The tough environment since mid-2008 has already led to closures amounting to around 900,000 bpd of capacity, according to consultancy FACTS Global Energy (FGE). They estimate another 1.4 million bpd -- or about seven medium-sized refineries -- needs to be shut by 2015 to make the sector competitive again.

Shell has been one of the most active European refiners in divesting assets and the Stanlow deal means it has now exceeded its goal to divest or close 15 percent or 600,000 bpd of its global refining assets, the bulk of which is in Europe.

"Even this will not totally solve it because of all the new capacity coming on east of Suez and in South America. There will be closures through to 2020," said Gemma Gouldby, research associate at FGE, as emerging countries increasingly opt to process oil where the demand growth is.

But many are not ready to face the reality that margins, described last week by the chief executive of Europe's largest independent refiner Petroplus as "miserable" could endure and that the only way to boost them is to shut capacity permanently.

Wood Mackenzie's Gelder said that he expects margins to recover briefly in 2012 but the planned inclusion of European refineries in the EU Emissions Trading Scheme in 2013 will again increase costs.
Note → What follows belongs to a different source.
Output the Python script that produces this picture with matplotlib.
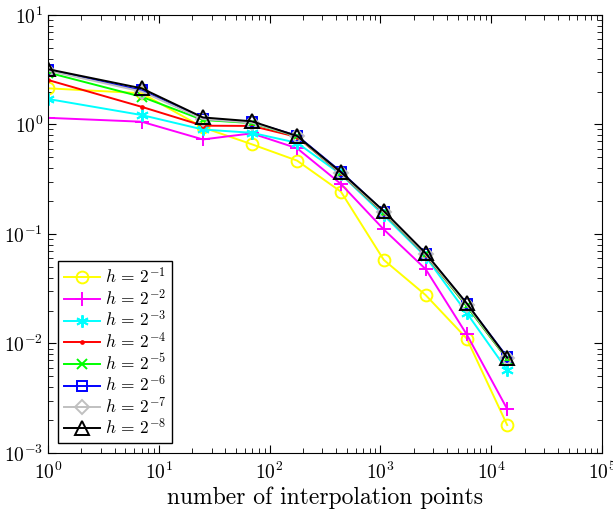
import numpy as np
import matplotlib
matplotlib.use("Agg")
import matplotlib.pyplot as plt

plt.rcParams['font.family'] = 'serif'
plt.rcParams['font.serif'] = ['cmr10']
plt.rcParams['mathtext.fontset'] = 'cm'
plt.rcParams['axes.formatter.use_mathtext'] = True
plt.rcParams['axes.unicode_minus'] = False

# number of interpolation points
npts = [1, 7, 25, 69, 177, 441, 1073, 2561, 6017, 13953]

err_h1 = [2.14, 1.93, 0.94, 0.66, 0.468, 0.243, 0.058, 0.0277, 0.0111, 0.0018]
err_h2 = [1.15, 1.06, 0.73, 0.83, 0.607, 0.286, 0.110, 0.0478, 0.0121, 0.00252]
err_h3 = [1.71, 1.22, 0.90, 0.84, 0.68, 0.35, 0.148, 0.062, 0.019, 0.0057]
err_h4 = [2.55, 1.45, 0.975, 0.97, 0.77, 0.355, 0.155, 0.064, 0.022, 0.0072]
err_h5 = [2.98, 1.79, 1.10, 1.03, 0.78, 0.36, 0.157, 0.065, 0.022, 0.0072]
err_h6 = [3.15, 2.05, 1.13, 1.05, 0.79, 0.37, 0.160, 0.066, 0.023, 0.0075]
err_h7 = [3.10, 2.00, 1.12, 1.04, 0.78, 0.36, 0.158, 0.065, 0.0225, 0.0073]
err_h8 = [3.20, 2.14, 1.16, 1.07, 0.785, 0.366, 0.162, 0.0667, 0.0233, 0.0074]

labels = [r'$h\,=\,2^{-%d}$' % k for k in range(1, 9)]
series = [err_h1, err_h2, err_h3, err_h4, err_h5, err_h6, err_h7, err_h8]
colors = ['#ffff00', '#ff00ff', '#00ffff', '#ff0000', '#00ff00', '#0000ff', '#c0c0c0', '#000000']
markers = ['o', '+', (6, 2, 0), '.', 'x', 's', 'D', '^']
msizes = [8.5, 10, 9, 4, 7, 7, 7, 9.5]

fig = plt.figure(figsize=(6.13, 5.15), dpi=100)
ax = fig.add_axes([0.0783, 0.1204, 0.9037, 0.8505])

for y, lab, c, m, ms in zip(series, labels, colors, markers, msizes):
    ax.plot(npts, y, color=c, marker=m, markersize=ms, linewidth=1.4,
            markerfacecolor='none', markeredgecolor=c, markeredgewidth=1.4,
            label=lab)

ax.set_xscale('log')
ax.set_yscale('log')
ax.set_xlim(1, 1e5)
ax.set_ylim(1e-3, 1e1)
ax.tick_params(which='both', direction='in', top=True, right=True, labelsize=14)
ax.tick_params(which='major', length=6)
ax.tick_params(which='minor', length=3.5)
ax.tick_params(axis='x', pad=6)
ax.set_xlabel('number of interpolation points', fontsize=17, labelpad=3)

leg = ax.legend(loc='lower left', fontsize=12.5, fancybox=False, edgecolor='black',
                framealpha=1, handlelength=2.1, borderaxespad=0.6,
                labelspacing=0.08, handletextpad=0.3, borderpad=0.3)
leg.get_frame().set_linewidth(1.0)

fig.savefig('out.png', dpi=100)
"We don't expect another golden age but we do think that 2012 will look better than 2010-2011."

Governments are also increasingly reluctant to let more refineries close because of the political fall-out. A nationwide strike in France over a plant shutdown last year prompted President Sarkozy to seek a pledge from Total not to sell or shut refineries in the coming years.

Spending cuts in countries like Italy aimed at cutting debt will also make decisions about closures more sensitive.

"No-one wants to close, especially not in the Mediterranean because of the unemployment," said Gouldby. "Elsewhere, they want to try to keep going and hope the others close first."